We are seeking a proactive Site Reliability Engineer (SRE) to drive reliability, performance, and efficiency across our systems and platforms. You'll work closely with Application Development, QA, Product, and Data Engineering teams to champion a DevOps/SRE culture rooted in automation, observability, and continuous improvement.
Key Responsibilities:
Collaborate cross-functionally to promote SRE and DevSecOps best practices across the organization.
Build and maintain reliable, scalable systems with a focus on availability, performance, and resiliency .
Establish and monitor SLOs/SLIs, and develop comprehensive dashboards to support decision-making from both technical and business perspectives.
Lead efforts to reduce toil through automation, self-healing systems, and advanced monitoring (e.g., synthetic monitoring, RUM).
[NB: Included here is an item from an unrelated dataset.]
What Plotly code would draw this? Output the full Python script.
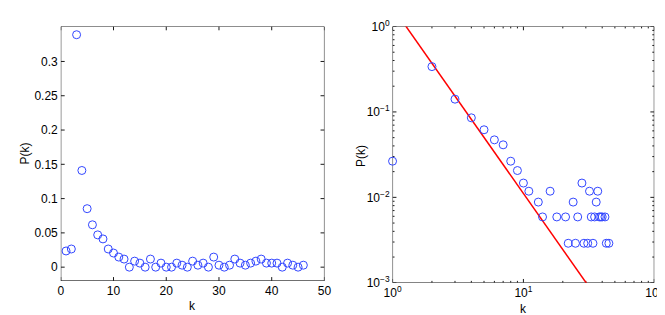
import math
import plotly.graph_objects as go

# Degree distribution P(k), k = 1..46
k = list(range(1, 47))
pk = [0.0236, 0.0265, 0.339, 0.141, 0.0853, 0.0618, 0.0471, 0.0412, 0.0265, 0.0206,
      0.0147, 0.0118, 0.0, 0.0088, 0.0059, 0.0, 0.0118, 0.0, 0.0059, 0.0,
      0.0, 0.0059, 0.0029, 0.0, 0.0088, 0.0029, 0.0059, 0.0, 0.0147, 0.0029,
      0.0, 0.0029, 0.0118, 0.0059, 0.0029, 0.0059, 0.0088, 0.0118, 0.0059, 0.0059,
      0.0059, 0.0, 0.0059, 0.0029, 0.0, 0.0029]

# log-log panel: plotted at k-1, zero values omitted
k_log = [ki - 1 for ki, p in zip(k, pk) if p > 0 and ki > 1]
pk_log = [p for ki, p in zip(k, pk) if p > 0 and ki > 1]

# power-law fit line endpoints
fit_k = [1.0, 40.0]
fit_p = [1.68, 0.00054]

left_xrange = [0, 50]
left_yrange = [-0.02, 0.351]
left_xticks = [0, 10, 20, 30, 40, 50]
left_yticks = [0, 0.05, 0.1, 0.15, 0.2, 0.25, 0.3]
left_yticklabels = ["0", "0.05", "0.1", "0.15", "0.2", "0.25", "0.3"]
log_xrange = [0, 2]
log_yrange = [-3, 0]
log_xticks = [1, 10, 100]
log_xticklabels = ["10<sup>0</sup>", "10<sup>1</sup>", "10<sup>2</sup>"]
log_yticks = [0.001, 0.01, 0.1, 1]
log_yticklabels = ["10<sup>−3</sup>", "10<sup>−2</sup>", "10<sup>−1</sup>", "10<sup>0</sup>"]

W, H = 665, 315
def px(x):
    return x / W
def py(y):
    return 1 - y / H

L_BOX = (45, 316, 10, 278)   # left, right, top, bottom in px
R_BOX = (386, 655, 10, 280)

marker = dict(symbol="circle-open", size=8, color="#3347ff", line=dict(width=1, color="#3347ff"))
frame = dict(color="#1a1a1a", width=1)

fig = go.Figure()


def add_frame(xa, ya, box, xr, yr, xt, yt, xminor, yminor, is_log):
    """Axis box and inside tick marks drawn as line traces in data space."""
    wpx = box[1] - box[0]
    hpx = box[3] - box[2]
    if is_log:
        tx = lambda f: 10 ** f
        fx = lambda v: math.log10(v)
    else:
        tx = lambda f: f
        fx = lambda v: v
    x0, x1 = xr
    y0, y1 = yr
    xs = [tx(x0), tx(x1), tx(x1), tx(x0), tx(x0)]
    ys = [tx(y0), tx(y0), tx(y1), tx(y1), tx(y0)]
    for ticks_x, ticks_y, ln in ((xt, yt, 4), (xminor, yminor, 2)):
        dy = (y1 - y0) * ln / hpx
        dx = (x1 - x0) * ln / wpx
        for v in ticks_x:
            for a, b in ((y0, y0 + dy), (y1 - dy, y1)):
                xs += [None, v, v]
                ys += [None, tx(a), tx(b)]
        for v in ticks_y:
            for a, b in ((x0, x0 + dx), (x1 - dx, x1)):
                xs += [None, tx(a), tx(b)]
                ys += [None, v, v]
    fig.add_trace(go.Scatter(x=xs, y=ys, mode="lines", line=frame, xaxis=xa, yaxis=ya,
                             showlegend=False, hoverinfo="skip", cliponaxis=False,
                             connectgaps=False))


add_frame("x", "y", L_BOX, left_xrange, left_yrange, left_xticks, left_yticks, [], [], False)
minor_x = [m * 10 ** d for d in range(log_xrange[0], log_xrange[1]) for m in range(2, 10)]
minor_y = [m * 10 ** d for d in range(log_yrange[0], log_yrange[1]) for m in range(2, 10)]
add_frame("x2", "y2", R_BOX, log_xrange, log_yrange, log_xticks, log_yticks,
          minor_x, minor_y, True)

fig.add_trace(go.Scatter(x=k, y=pk, mode="markers", marker=marker, xaxis="x", yaxis="y",
                         showlegend=False, cliponaxis=False))
fig.add_trace(go.Scatter(x=fit_k, y=fit_p, mode="lines", line=dict(color="#ff0000", width=1.5),
                         xaxis="x2", yaxis="y2", showlegend=False))
fig.add_trace(go.Scatter(x=k_log, y=pk_log, mode="markers", marker=marker, xaxis="x2", yaxis="y2",
                         showlegend=False, cliponaxis=False))


def axis_common():
    return dict(showline=False, ticks="", showgrid=False, zeroline=False,
                tickfont=dict(size=12, color="black"))


fig.update_layout(
    width=W, height=H,
    margin=dict(l=0, r=0, t=0, b=0),
    paper_bgcolor="white", plot_bgcolor="white",
    font=dict(family="Liberation Sans, Arial, sans-serif", size=12, color="black"),
    xaxis=dict(domain=[px(L_BOX[0]), px(L_BOX[1])], range=left_xrange, tickvals=left_xticks,
               anchor="y", ticklabelstandoff=1, **axis_common()),
    yaxis=dict(domain=[py(L_BOX[3]), py(L_BOX[2])], range=left_yrange, tickvals=left_yticks,
               ticktext=left_yticklabels, anchor="x", ticklabelstandoff=2, **axis_common()),
    xaxis2=dict(domain=[px(R_BOX[0]), px(R_BOX[1])], type="log", range=log_xrange,
                tickvals=log_xticks, ticktext=log_xticklabels, anchor="y2",
                ticklabelstandoff=1, **axis_common()),
    yaxis2=dict(domain=[py(R_BOX[3]), py(R_BOX[2])], type="log", range=log_yrange,
                tickvals=log_yticks, ticktext=log_yticklabels, anchor="x2",
                ticklabelstandoff=2, **axis_common()),
)

# axis titles
titles = [
    ("k", 180, 304, 0),
    ("P(k)", 8, 144, -90),
    ("k", 521, 308, 0),
    ("P(k)", 353, 146, -90),
]
for text, x, y, ang in titles:
    fig.add_annotation(text=text, xref="paper", yref="paper", x=px(x), y=py(y),
                       xanchor="center", yanchor="middle", showarrow=False, textangle=ang,
                       font=dict(size=12, color="black"))

fig.write_html("out.html")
Apply observability and reliability testing practices from architecture through operations, leveraging Agile and product-based models.
Drive the adoption of cutting-edge tools in observability, automation, platform engineering, AIOps, and MLOps.
Contribute to and lead Communities of Practice (CoP) and SRE Office Hours to foster knowledge sharing and continuous improvement.
Qualifications:
SRE & DevOps Expertise:
Strong experience in observability, toil reduction, incident response, and performance optimization.
Proficient with monitoring tools such as Dynatrace, CloudWatch, and Azure Monitor .
Skilled in IaC, CaC, JSON, and scripting with Python, Node.js, Ruby, PowerShell, and Shell .
Deep understanding of Dynatrace advanced features: DT Guardian, RUM, Synthetic Monitoring, AI-based event correlation .
Cloud & Automation:
Expert in AWS Cloud services: CDK, Lambda, CloudWatch, EKS, EC2, ELB, S3, SSM .
Experience with log ingestion pipelines (AWS Firehose, Dynatrace OpenPipeline), and operational dashboards.
Hands-on experience with Ansible Tower, AWS SSM, Bitbucket/GitHub, and CI/CD workflows .
Orchestration & Data:
Familiarity with orchestration tools like Step Functions, Apache Airflow, and container platforms.
Knowledge of data pipelines, data lakes, and databases (Redshift, RDS, Aurora, PostgreSQL, SQL Server, Oracle).
Leadership & Communication:
Strong problem-solving and knowledge management skills.
Effective communicator who bridges technical and business teams.
Collaborative, inclusive leader who builds high-performing teams and fosters a culture of growth and recognition.